Riprendiamo dalla STAMPA di oggi, 01/02/2016, a pag. 12, con il titolo "Donne e uomini insieme pregheranno al Muro del Pianto", il commento di Lea Luzzati.
Non è soltanto una vittoria delle donne, è ben di più. Una svolta storica anche se riguarda soltanto un pezzo di muro, un fazzoletto di terra lastricata. Il governo israeliano ha approvato ieri la creazione di un settore di preghiera egualitario presso il Muro Occidentale, più comunemente noto come il Muro del Pianto (anche se gli ebrei lo chiamano “Il Muro” e basta, in virtù di una millenaria antonomasia). Questa decisione è il frutto di una battaglia avviata più di dieci anni fa dalle cosiddette «Donne del Muro», un vasto gruppo di esponenti femminili dell’ebraismo non ortodosso che rivendicava uno spazio di preghiera in quello che è il luogo più importante per la fede ebraica.
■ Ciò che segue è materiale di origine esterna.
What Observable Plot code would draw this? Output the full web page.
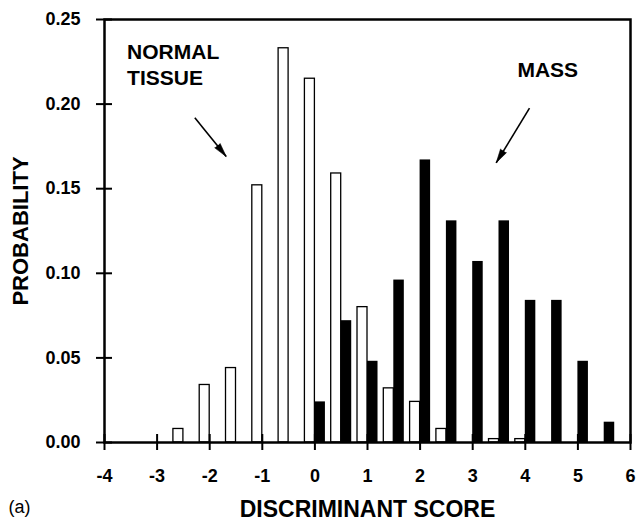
<!DOCTYPE html>
<html><head><meta charset="utf-8">
<script src="https://cdn.jsdelivr.net/npm/d3@7"></script>
<script src="https://cdn.jsdelivr.net/npm/@observablehq/plot@0.6"></script>
<style>
html,body{margin:0;padding:0;background:#fff;}
#chart svg{display:block;}
</style></head><body><div id="chart"></div>
<script>
// Histogram bins (discriminant score) and probabilities
const bins = [-2.5, -2, -1.5, -1, -0.5, 0, 0.5, 1, 1.5, 2, 2.5, 3, 3.5, 4, 4.5, 5, 5.5];
const normalTissue = [0.008, 0.034, 0.044, 0.152, 0.233, 0.215, 0.159, 0.080, 0.032, 0.024, 0.008, 0, 0.002, 0.002, 0, 0, 0];
const mass = [0, 0, 0, 0, 0, 0.024, 0.072, 0.048, 0.096, 0.167, 0.131, 0.107, 0.131, 0.084, 0.084, 0.048, 0.012];
const xTicks = [-4, -3, -2, -1, 0, 1, 2, 3, 4, 5, 6];
const yTicks = [0, 0.05, 0.10, 0.15, 0.20, 0.25];
const annotationText = ["NORMAL", "TISSUE", "MASS"];
const annotationX = [-3.57, -3.57, 3.85];
const annotationY = [0.2267, 0.2112, 0.216];
const arrowFrom = [[-2.283, 0.192], [4.08, 0.1976]];
const arrowTo = [[-1.686, 0.169], [3.447, 0.1653]];

const W = 636, H = 523, mL = 104, mR = 6, mT = 19, mB = 81;
const xDomain = [-4, 6], yDomain = [0, 0.25];
const xs = d3.scaleLinear(xDomain, [mL, W - mR]);
const ys = d3.scaleLinear(yDomain, [H - mB, mT]);

const white = bins.map((b, i) => ({b, p: normalTissue[i]})).filter(d => d.p > 0);
const black = bins.map((b, i) => ({b, p: mass[i]})).filter(d => d.p > 0);
const labels = annotationText.map((t, i) => ({t, x: annotationX[i], y: annotationY[i]}));
const arrows = arrowFrom.map((f, i) => {
  const a = {x1: f[0], y1: f[1], x2: arrowTo[i][0], y2: arrowTo[i][1]};
  const dx = xs(a.x2) - xs(a.x1), dy = ys(a.y2) - ys(a.y1);
  a.angle = Math.atan2(dx, -dy) * 180 / Math.PI;
  return a;
});
const font = "'Liberation Sans', Arial, Helvetica, sans-serif";

const chart = Plot.plot({
  width: W, height: H,
  marginLeft: mL, marginRight: mR, marginTop: mT, marginBottom: mB,
  style: {fontFamily: font, background: "#fff", color: "#000", fontSize: "18px", fontWeight: "bold"},
  x: {domain: xDomain},
  y: {domain: yDomain},
  marks: [
    Plot.rect(white, {x1: d => d.b - 0.19, x2: d => d.b, y1: 0, y2: "p", fill: "white", stroke: "black", strokeWidth: 1.3}),
    Plot.rect(black, {x1: d => d.b, x2: d => d.b + 0.2, y1: 0, y2: "p", fill: "black"}),
    Plot.frame({stroke: "black", strokeWidth: 2.5}),
    Plot.axisX(xTicks, {tickSize: 8, tickPadding: 19, tickFormat: d => String(d), fontSize: 18, fontWeight: "bold", strokeWidth: 2, label: null}),
    Plot.ruleX(xTicks, {x: d => d, y1: 0, y2: 0, insetTop: -8, insetBottom: 0, stroke: "black", strokeWidth: 2}),
    Plot.axisY(yTicks, {tickSize: 8, tickPadding: 16, tickFormat: d3.format(".2f"), fontSize: 18, fontWeight: "bold", strokeWidth: 2, label: null}),
    Plot.ruleY(yTicks, {y: d => d, x1: -4, x2: -4, insetLeft: 0, insetRight: -8, stroke: "black", strokeWidth: 2}),
    Plot.text(labels, {x: "x", y: "y", text: "t", textAnchor: "start", lineAnchor: "bottom", fontSize: 21, fontWeight: "bold"}),
    Plot.link(arrows, {x1: "x1", y1: "y1", x2: "x2", y2: "y2", stroke: "black", strokeWidth: 1.6}),
    Plot.vector(arrows, {x: "x2", y: "y2", rotate: "angle", length: 14, r: 3.5, shape: "spike", anchor: "end", fill: "black", stroke: "black", strokeWidth: 0.5}),
    Plot.text(["DISCRIMINANT SCORE"], {text: d => d, frameAnchor: "bottom", textAnchor: "middle", dy: 74, lineAnchor: "bottom", fontSize: 23, fontWeight: "bold"}),
    Plot.text(["(a)"], {text: d => d, frameAnchor: "bottom-left", dx: -96, dy: 70, textAnchor: "start", lineAnchor: "bottom", fontSize: 18, fontWeight: "normal"}),
    Plot.text(["PROBABILITY"], {text: d => d, frameAnchor: "left", textAnchor: "middle", dx: -84, rotate: -90, fontSize: 22, fontWeight: "bold"})
  ]
});
document.getElementById("chart").appendChild(chart);
</script>
</body></html>
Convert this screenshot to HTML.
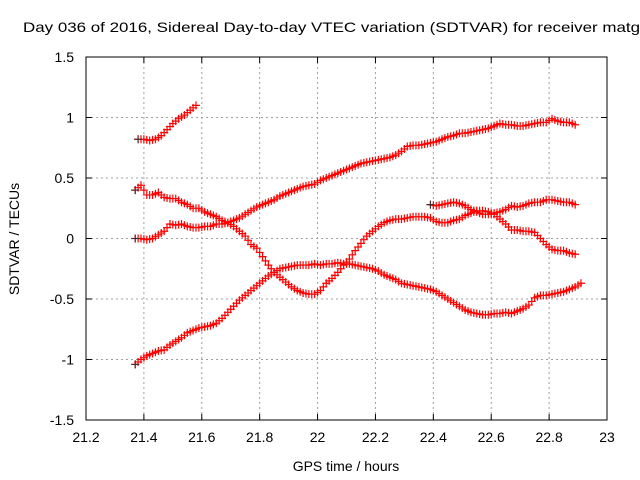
<!DOCTYPE html>
<html><head><meta charset="utf-8"><style>
body{margin:0;background:#fff;}
svg{display:block;font-family:"Liberation Sans",sans-serif;}
</style></head><body>
<svg id="chart" width="640" height="480">
<text x="23" y="32" font-size="14" textLength="617" lengthAdjust="spacingAndGlyphs">Day 036 of 2016, Sidereal Day-to-day VTEC variation (SDTVAR) for receiver matg</text>
<g id="grid"></g><g id="axes"></g><g id="marks"></g>
<text x="346" y="471" font-size="14" text-anchor="middle">GPS time / hours</text>
<text transform="translate(19,239) rotate(-90)" font-size="14" text-anchor="middle">SDTVAR / TECUs</text>
</svg>
<script>
const xTicks=[21.2,21.4,21.6,21.8,22,22.2,22.4,22.6,22.8,23];
const xTickLabels=["21.2","21.4","21.6","21.8","22","22.2","22.4","22.6","22.8","23"];
const yTicks=[-1.5,-1,-0.5,0,0.5,1,1.5];
const yTickLabels=["-1.5","-1","-0.5","0","0.5","1","1.5"];
const s1Start=21.38;
const s1=[0.82,0.82,0.81,0.82,0.85,0.90,0.95,0.99,1.02,1.06,1.10];
const s2Start=21.37;
const s2=[0.40,0.44,0.36,0.36,0.38,0.34,0.33,0.33,0.30,0.28,0.25,0.25,0.22,0.20,0.18,0.15,0.13,0.10,0.06,0.02,-0.05,-0.08,-0.15,-0.22,-0.28,-0.32,-0.36,-0.40,-0.43,-0.45,-0.46,-0.46,-0.43,-0.37,-0.33,-0.28,-0.22,-0.17,-0.10,-0.04,0.02,0.06,0.10,0.13,0.15,0.16,0.16,0.17,0.18,0.18,0.18,0.17,0.14,0.13,0.13,0.15,0.16,0.19,0.21,0.23,0.23,0.22,0.20,0.16,0.12,0.07,0.07,0.06,0.06,0.05,0.00,-0.05,-0.09,-0.10,-0.10,-0.12,-0.13];
const s3Start=21.37;
const s3=[0.0,0.0,-0.01,0.0,0.03,0.06,0.12,0.11,0.12,0.10,0.09,0.09,0.10,0.10,0.12,0.12,0.13,0.15,0.17,0.20,0.23,0.26,0.28,0.30,0.32,0.35,0.37,0.39,0.41,0.43,0.44,0.45,0.48,0.50,0.52,0.54,0.56,0.58,0.60,0.62,0.63,0.64,0.65,0.66,0.67,0.69,0.72,0.76,0.77,0.77,0.78,0.79,0.80,0.82,0.84,0.85,0.87,0.87,0.88,0.89,0.90,0.91,0.93,0.95,0.94,0.94,0.93,0.93,0.94,0.95,0.96,0.96,0.99,0.97,0.96,0.96,0.94];
const s4Start=21.37;
const s4=[-1.04,-1.00,-0.97,-0.95,-0.93,-0.92,-0.88,-0.85,-0.82,-0.78,-0.76,-0.74,-0.73,-0.72,-0.70,-0.66,-0.61,-0.56,-0.51,-0.47,-0.43,-0.39,-0.35,-0.31,-0.28,-0.25,-0.24,-0.23,-0.22,-0.22,-0.22,-0.21,-0.22,-0.21,-0.21,-0.20,-0.21,-0.21,-0.22,-0.23,-0.24,-0.25,-0.27,-0.30,-0.32,-0.34,-0.37,-0.38,-0.39,-0.40,-0.41,-0.42,-0.44,-0.47,-0.50,-0.53,-0.56,-0.59,-0.61,-0.62,-0.63,-0.63,-0.62,-0.62,-0.61,-0.62,-0.60,-0.58,-0.55,-0.49,-0.47,-0.47,-0.46,-0.45,-0.44,-0.42,-0.40,-0.37];
const s5Start=22.39;
const s5=[0.28,0.27,0.28,0.29,0.30,0.29,0.27,0.24,0.22,0.20,0.20,0.21,0.22,0.24,0.27,0.26,0.27,0.29,0.30,0.30,0.32,0.32,0.31,0.30,0.30,0.28];
const step=0.02;
const X0=86,X1=607,Y0=420,Y1=57;
const xs=v=>X0+(v-21.2)/(23-21.2)*(X1-X0);
const ys=v=>Y0-(v+1.5)/3*(Y0-Y1);
const NS="http://www.w3.org/2000/svg";
function mk(tag,attrs,parent){const e=document.createElementNS(NS,tag);for(const k in attrs)e.setAttribute(k,attrs[k]);parent.appendChild(e);return e;}
const grid=document.getElementById('grid'),axes=document.getElementById('axes'),marks=document.getElementById('marks');
xTicks.forEach((t,i)=>{const x=xs(t);
 if(i>0&&i<xTicks.length-1){const g=mk('line',{x1:x,x2:x,y1:Y1,y2:Y0,stroke:'#a0a0a0','stroke-dasharray':'2,3'},grid);
 
 }
 mk('line',{x1:x,x2:x,y1:Y0,y2:Y0-6,stroke:'#000'},axes);mk('line',{x1:x,x2:x,y1:Y1,y2:Y1+6,stroke:'#000'},axes);
 const l=mk('text',{x:x,y:Y0+22,'font-size':14,'text-anchor':'middle'},axes);l.textContent=xTickLabels[i];
 
 });
yTicks.forEach((t,i)=>{const y=ys(t);
 if(i>0&&i<yTicks.length-1){const g=mk('line',{x1:X0,x2:X1,y1:y,y2:y,stroke:'#a0a0a0','stroke-dasharray':'2,3'},grid);
 
 }
 mk('line',{x1:X0,x2:X0+6,y1:y,y2:y,stroke:'#000'},axes);mk('line',{x1:X1,x2:X1-6,y1:y,y2:y,stroke:'#000'},axes);
 const l=mk('text',{x:X0-12,y:y+5,'font-size':14,'text-anchor':'end'},axes);l.textContent=yTickLabels[i];
 
 });
const border=mk('rect',{x:X0,y:Y1,width:X1-X0,height:Y0-Y1,fill:'none',stroke:'#000'},axes);


[[s1Start,s1],[s2Start,s2],[s3Start,s3],[s4Start,s4],[s5Start,s5]].forEach(([st,arr],si)=>{
 const g=mk('g',{},marks);
 
 
 let d='';
 arr.forEach((v,i)=>{const x=xs(st+i*step),y=ys(v);d+=`M${x-4},${y}h8M${x},${y-4}v8`;
  const x2=xs(st+i*step+0.01),y2=ys(i<arr.length-1?(v+arr[i+1])/2:v);if(i<arr.length-1)d+=`M${x2-4},${y2}h8M${x2},${y2-4}v8`;});
 mk('path',{d:d,stroke:'#f00','stroke-width':1.2,fill:'none'},g);
 const x=xs(st),y=ys(arr[0]);
 mk('path',{d:`M${x-4},${y}h8M${x},${y-4}v8`,stroke:'#333','stroke-width':1},g);
});
</script>
</body></html>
Che non è un luogo sacro in senso stretto ma certamente un concentrato di memorie, speranze e nostalgie, e il punto accessibile più vicino a quella spianata dove ora ci sono la moschea di Al Aqsa e la dorata Cupola della Roccia ma una volta c’era il Tempio di Gerusalemme. Il Muro del Pianto è di fatto una sinagoga a cielo aperto, dove in ottemperanza ai dettami dell’ebraismo ortodosso vigeva sino ad oggi una rigorosa separazione dei sessi. Le donne del Muro avevano ottenuto peraltro qualche tempo fa uno spazio esclusivo, dove poter pregare e leggere la Torah come gli uomini, secondo quel principio di parità nei ruoli sancito dalla variegata galassia dell’ebraismo riformato e rifiutata da quello ortodosso, dove le donne non partecipano alla preghiera, si limitano a osservarla da una certa distanza e attraverso una mechitza, cioè una barriera fisica.
D’ora in poi, invece, il Muro del Pianto sarà lo specchio fedele di un mondo ebraico religioso che non è affatto monolitico. Si tratta innanzitutto di un progetto urbano che prevede di allestire nella parte più meridionale del Muro un settore apposito, misto, con le infrastrutture necessarie - libri di preghiere, scialli da preghiera, rotoli della Torah - e uno spiazzo antistante. Sarà visibile quanto gli altri settori del Muro e accessibile ai visitatori oltre che ai fedeli. Di fatto, la svolta è storica anche perché sancisce la fine del monopolio ortodosso sulla gestione pubblica del Muro, affidata d’ora in poi a una commissione mista, con anche dei rappresentanti dell’ebraismo riformato - progressisti o conservatives - oltre che dei delegati del governo e delle donne del Muro. Una sorta di democrazia assoluta fedele ai tanti volti dell’ebraismo contemporaneo.
«È una vittoria per tutto il popolo ebraico», ha detto Jerry Silvermann, presidente della federazione ebraica del Nord America. È pur vero che l’istanza viene soprattutto da quegli Stati Uniti dove la maggioranza dei figli d’Israele non è ortodossa ma integrata nelle diverse declinazioni dell’ebraismo riformato. D’altro canto, il pluralismo religioso del mondo ebraico è un’evidenza storica, il cui riconoscimento è oggi forse più opportuno che mai, anche perché chiama in causa una questione contemporanea cruciale, quella delle donne. Che d’ora in poi potranno, se lo vogliono, pregare insieme agli uomini di fronte a un pezzo di Muro del Pianto destinato al culto egualitario. Se lo vogliono, gli uni e le altre potranno continuare a restare ciascuno per conto proprio, negli altri settori. È questo che in fondo il progresso dovrebbe sempre fare: aprire opportunità, ampliare il ventaglio di scelte, allargare i diritti invece di restringerli. Ed è paradossale ma in fondo anche suggestivo il fatto che a un pezzo di muro millenario, carico di storia e di parole, sia oggi affidato il compito di cambiare le cose per restare fedele a se stesso, a quello che è sempre stato: un angolo di mondo dove alzare lo sguardo e provare a vedere un po’ più in là, verso il cielo.